I dissent. I would affirm the trial court.

The question is objections to the closing of Gene Snapp, Sr.’s estate. The objections have been made by a natural daughter of the decedent, attorney Carol D. Barron. Carol lives in Florida and her existence was not known to the executor or the decedent’s other heirs until nearly seven years after the estate was opened.

Gene Snapp, Sr. died in May 1981. To the best of his family’s knowledge, he left surviving him a wife, an adoptive daughter, and a natural born son. Gene Sr. had died testate and his will provided for his son, Gene Jr., to be executor and trustee of a pour over trust. Gene Jr., an attorney and a certified public accountant, has served as executor and attorney for the estate since it was opened in 1981.

In February 1988, Gene Snapp, Jr. learned he might have a living half-sister when he received a letter from the objector addressed to his late father. In the letter, the objector was seeking to determine if the decedent were her natural father.

The estate had a number of businesses. From 1981 until 1988 the estate was open and Gene Jr. engaged in winding up his father’s affairs. While court approval was not sought for the actions Gene Jr. took, the actions were done with the approval of his father’s wife and his sister, the only known interested parties. Even if court approval had been obtained, it would have been given without notice to the objector, consequently, having had court approval would not have resolved any issues as to this objector.

By the time the objector appeared, the executor had liquidated the businesses of the decedent, the real estate had been sold, a number of tax issues had been negotiated, and the minority stockholders were retired.

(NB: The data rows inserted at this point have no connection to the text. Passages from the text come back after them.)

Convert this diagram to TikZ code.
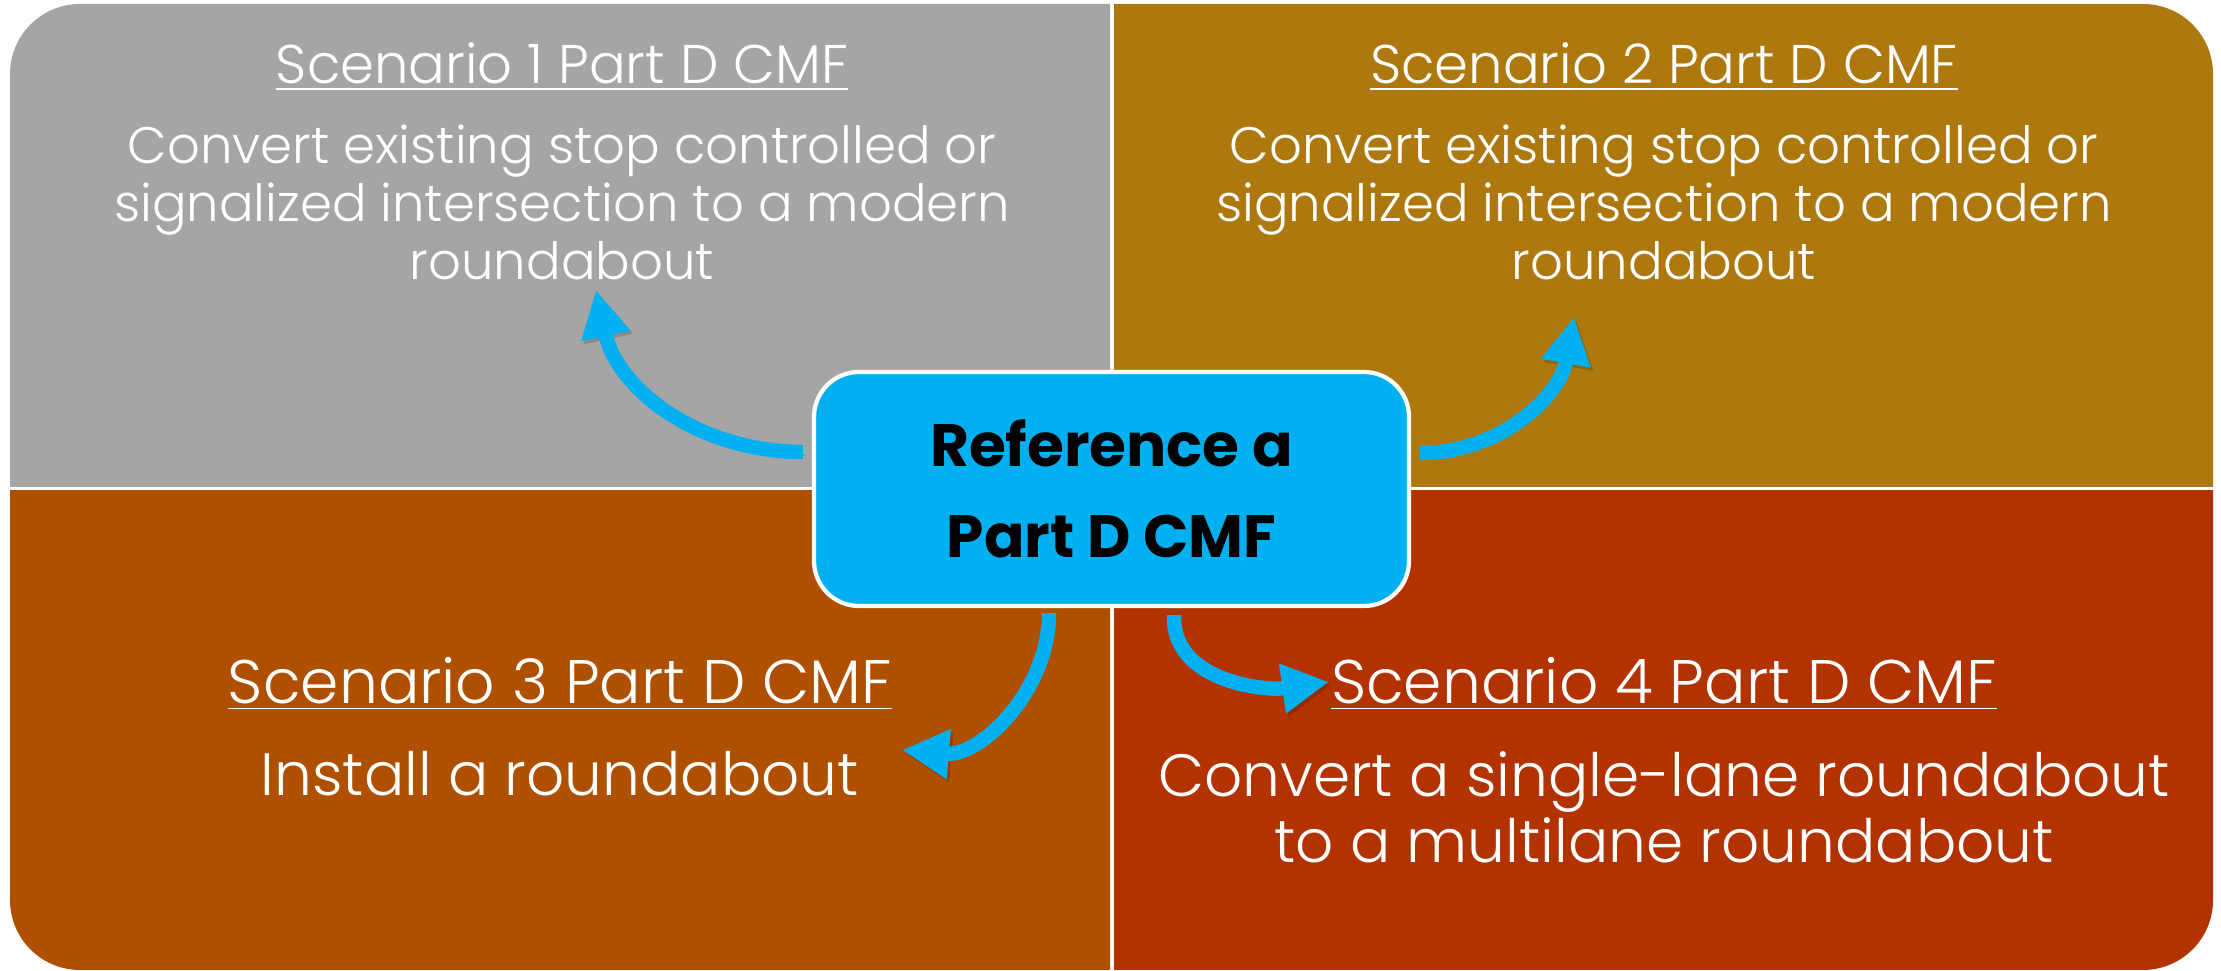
\documentclass[tikz,border=0pt]{standalone}
\usepackage{fontspec}
\setmainfont{Poppins}[UprightFont={* Light}, BoldFont={* Bold}]
\usetikzlibrary{arrows.meta,positioning}
\definecolor{sceneA}{HTML}{A5A5A5}
\definecolor{sceneB}{HTML}{AD780E}
\definecolor{sceneC}{HTML}{AE5000}
\definecolor{sceneD}{HTML}{B23300}
\definecolor{refblue}{HTML}{00B0F0}

\begin{document}
\begin{tikzpicture}[
  head/.style={text=white, inner sep=1pt, font=\fontsize{15.5}{17}\selectfont},
  body/.style={text=white, align=center, inner sep=1pt, font=\fontsize{14.6}{16.5}\selectfont},
  bighead/.style={head, font=\fontsize{17.5}{20}\selectfont},
  bigbody/.style={body, font=\fontsize{17}{18.8}\selectfont},
  hub/.style={draw=white, line width=1.2pt, fill=refblue, rounded corners=0.45cm,
              minimum width=5.95cm, minimum height=2.34cm, align=center,
              font=\bfseries\fontsize{17}{26}\selectfont},
  curl/.style={draw=refblue, line width=4.1pt, -{Triangle[width=4.7mm,length=4.7mm]},
               preaction={draw=black, opacity=0.16, transform canvas={shift={(0.7pt,-0.9pt)}}}}
]
\useasboundingbox (0,0) rectangle (22.21,9.71);

% four coloured panels, only the outer corner of each is rounded
\foreach \xa/\xb/\ya/\yb/\col in {0.10/11.10/4.84/9.67/sceneA, 11.14/22.13/4.84/9.67/sceneB,
                                  0.10/11.10/0.01/4.80/sceneC, 11.14/22.13/0.01/4.80/sceneD}{
  \begin{scope}
    \clip (\xa,\ya) rectangle (\xb,\yb);
    \fill[\col, rounded corners=0.7cm] (0.10,0.01) rectangle (22.13,9.67);
  \end{scope}
}

% panel texts
\node[head] (h1) at (5.62,9.04) {\underline{Scenario 1 Part D CMF}};
\node[body, below=0.25cm of h1] (b1) {Convert existing stop controlled or\\signalized intersection to a modern\\roundabout};
\node[head] (h2) at (16.64,9.04) {\underline{Scenario 2 Part D CMF}};
\node[body, below=0.25cm of h2] (b2) {Convert existing stop controlled or\\signalized intersection to a modern\\roundabout};
\node[bighead] (h3) at (5.60,2.87) {\underline{Scenario 3 Part D CMF}};
\node[bigbody, below=0.32cm of h3] (b3) {Install a roundabout};
\node[bighead] (h4) at (16.64,2.87) {\underline{Scenario 4 Part D CMF}};
\node[bigbody, below=0.32cm of h4] (b4) {Convert a single-lane roundabout\\to a multilane roundabout};

% centre box
\node[hub] (ref) at (11.115,4.82) {Reference a\\Part D CMF};

% arrow ends
\coordinate (tipA) at (5.96,6.81);
\coordinate (tipB) at (15.74,6.54);
\coordinate (tipC) at (9.02,2.21);
\coordinate (tipD) at (13.29,2.89);

\draw[curl] ([shift={(-0.09,0.37)}]ref.west) to[out=180, in=-78] (tipA);
\draw[curl] ([shift={(0.09,0.36)}]ref.east) to[out=0, in=-100] (tipB);
\draw[curl] ([shift={(-0.625,-0.05)}]ref.south) to[out=-90, in=-5] (tipC);
\draw[curl] ([shift={(0.625,-0.07)}]ref.south) to[out=-92, in=188] (tipD);
\end{tikzpicture}
\end{document}
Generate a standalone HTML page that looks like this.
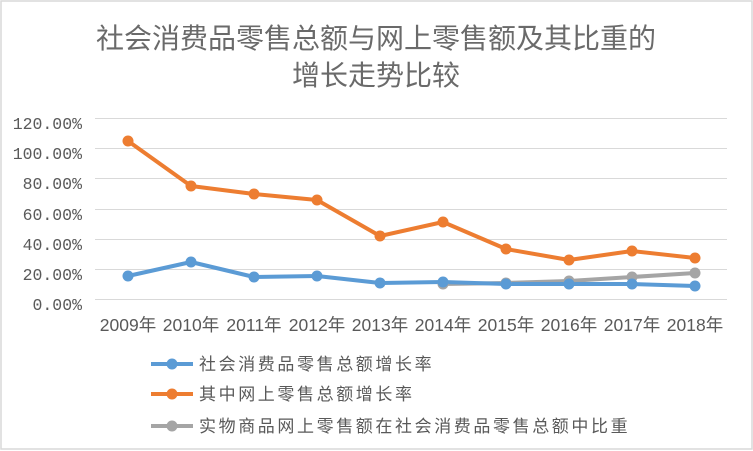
<!DOCTYPE html>
<html><head><meta charset="utf-8"><style>
html,body{margin:0;padding:0;background:#fff}
svg{display:block}
</style></head><body>
<svg width="753" height="451" xmlns="http://www.w3.org/2000/svg" font-family="'Liberation Sans','Noto Sans CJK SC',sans-serif">
<rect x="1" y="1" width="751" height="448" fill="#fff" stroke="#d9d9d9" stroke-width="1.5"/>
<text x="376" y="48" text-anchor="middle" font-size="28" fill="#6a6a6a">社会消费品零售总额与网上零售额及其比重的</text>
<text x="376" y="85" text-anchor="middle" font-size="28" fill="#6a6a6a">增长走势比较</text>
<g stroke="#d9d9d9" stroke-width="1">
<line x1="95" x2="727" y1="118.5" y2="118.5"/>
<line x1="95" x2="727" y1="148.5" y2="148.5"/>
<line x1="95" x2="727" y1="178.5" y2="178.5"/>
<line x1="95" x2="727" y1="209.5" y2="209.5"/>
<line x1="95" x2="727" y1="239.5" y2="239.5"/>
<line x1="95" x2="727" y1="269.5" y2="269.5"/>
<line x1="95" x2="727" y1="299.5" y2="299.5"/>
</g>
<g font-family="'Liberation Mono','Noto Sans CJK SC',monospace" font-size="16.5" fill="#595959" text-anchor="end">
<text x="82" y="129">120.00%</text>
<text x="82" y="159">100.00%</text>
<text x="82" y="189">80.00%</text>
<text x="82" y="220">60.00%</text>
<text x="82" y="250">40.00%</text>
<text x="82" y="280">20.00%</text>
<text x="82" y="310">0.00%</text>
</g>
<g font-size="17.5" fill="#595959" text-anchor="middle">
<text x="128" y="331">2009年</text>
<text x="191" y="331">2010年</text>
<text x="254" y="331">2011年</text>
<text x="317" y="331">2012年</text>
<text x="380" y="331">2013年</text>
<text x="443" y="331">2014年</text>
<text x="506" y="331">2015年</text>
<text x="569" y="331">2016年</text>
<text x="632" y="331">2017年</text>
<text x="695" y="331">2018年</text>
</g>
<g fill="none" stroke-width="4" stroke-linejoin="round">
<polyline stroke="#a5a5a5" points="443,284 506,283 569,281 632,277 695,273"/>
<polyline stroke="#5b9bd5" points="128,276 191,262 254,277 317,276 380,283 443,282 506,284 569,284 632,284 695,286"/>
<polyline stroke="#ed7d31" points="128,141 191,186 254,194 317,200 380,236 443,222 506,249 569,260 632,251 695,258"/>
</g>
<g fill="#a5a5a5"><circle cx="443" cy="284" r="5.5"/><circle cx="506" cy="283" r="5.5"/><circle cx="569" cy="281" r="5.5"/><circle cx="632" cy="277" r="5.5"/><circle cx="695" cy="273" r="5.5"/></g>
<g fill="#5b9bd5"><circle cx="128" cy="276" r="5.5"/><circle cx="191" cy="262" r="5.5"/><circle cx="254" cy="277" r="5.5"/><circle cx="317" cy="276" r="5.5"/><circle cx="380" cy="283" r="5.5"/><circle cx="443" cy="282" r="5.5"/><circle cx="506" cy="284" r="5.5"/><circle cx="569" cy="284" r="5.5"/><circle cx="632" cy="284" r="5.5"/><circle cx="695" cy="286" r="5.5"/></g>
<g fill="#ed7d31"><circle cx="128" cy="141" r="5.5"/><circle cx="191" cy="186" r="5.5"/><circle cx="254" cy="194" r="5.5"/><circle cx="317" cy="200" r="5.5"/><circle cx="380" cy="236" r="5.5"/><circle cx="443" cy="222" r="5.5"/><circle cx="506" cy="249" r="5.5"/><circle cx="569" cy="260" r="5.5"/><circle cx="632" cy="251" r="5.5"/><circle cx="695" cy="258" r="5.5"/></g>
<g stroke-width="4">
<line x1="151" x2="193" y1="364" y2="364" stroke="#5b9bd5"/><circle cx="172" cy="364" r="5.5" fill="#5b9bd5"/>
<line x1="151" x2="193" y1="394" y2="394" stroke="#ed7d31"/><circle cx="172" cy="394" r="5.5" fill="#ed7d31"/>
<line x1="151" x2="193" y1="426" y2="426" stroke="#a5a5a5"/><circle cx="172" cy="426" r="5.5" fill="#a5a5a5"/>
</g>
<g font-size="17" fill="#595959" letter-spacing="2.6">
<text x="199" y="370">社会消费品零售总额增长率</text>
<text x="199" y="400">其中网上零售总额增长率</text>
<text x="199" y="432">实物商品网上零售额在社会消费品零售总额中比重</text>
</g>
</svg>
</body></html>
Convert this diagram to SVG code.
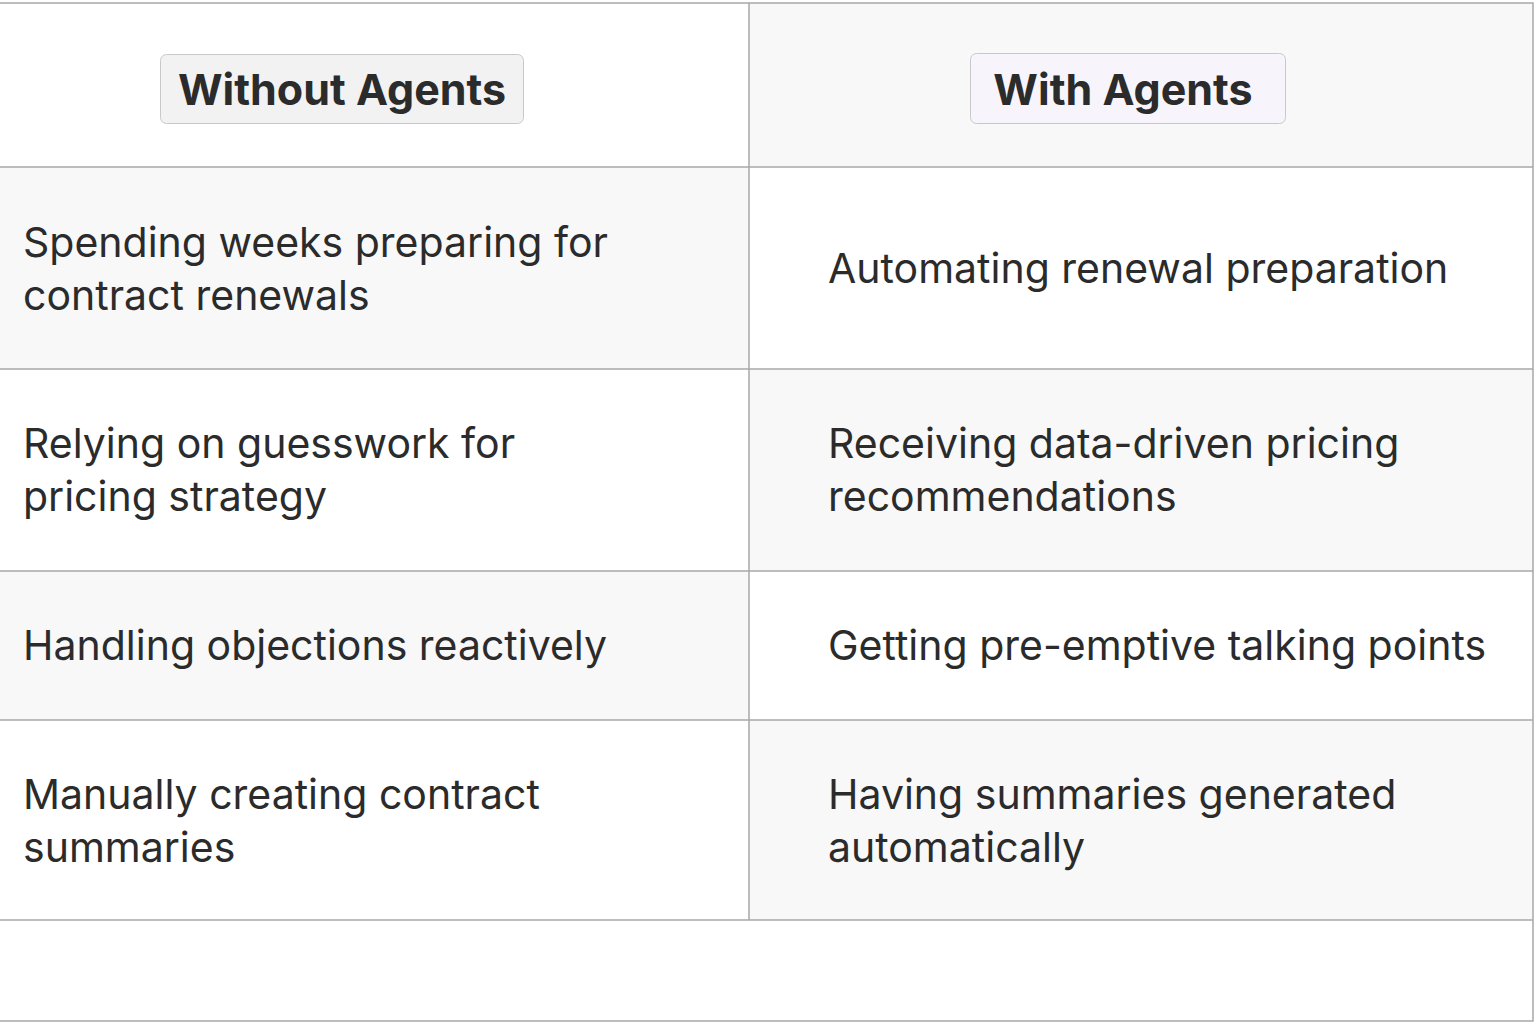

The trial court determined Gene’s efforts had resulted in an increase of $1,200,000 in the estate’s assets.

There is nothing in this record to show the executor was not diligent in locating the objector. She was born in January 1948 of a marriage of very short duration. The decedent had last paid child support for her in 1956. She was raised as the child of the man her mother married after she divorced the decedent. She and her family lived in the southern United States.

The sole objector is Carol, the newly discovered daughter. She challenges factors that happened when Gene Jr. thought he was operating with the consent of the only known interested parties. He did not *36know of Carol, therefore, she would not have been notified of any application seeking court approval and any order entered would not have been binding on her.

My review of the record convinces me that any person performing the duties of running and liquidating the decedent’s businesses had a difficult assignment. I find no valid reason to disturb the findings of the trial court who had an opportunity to review the work done on the estate.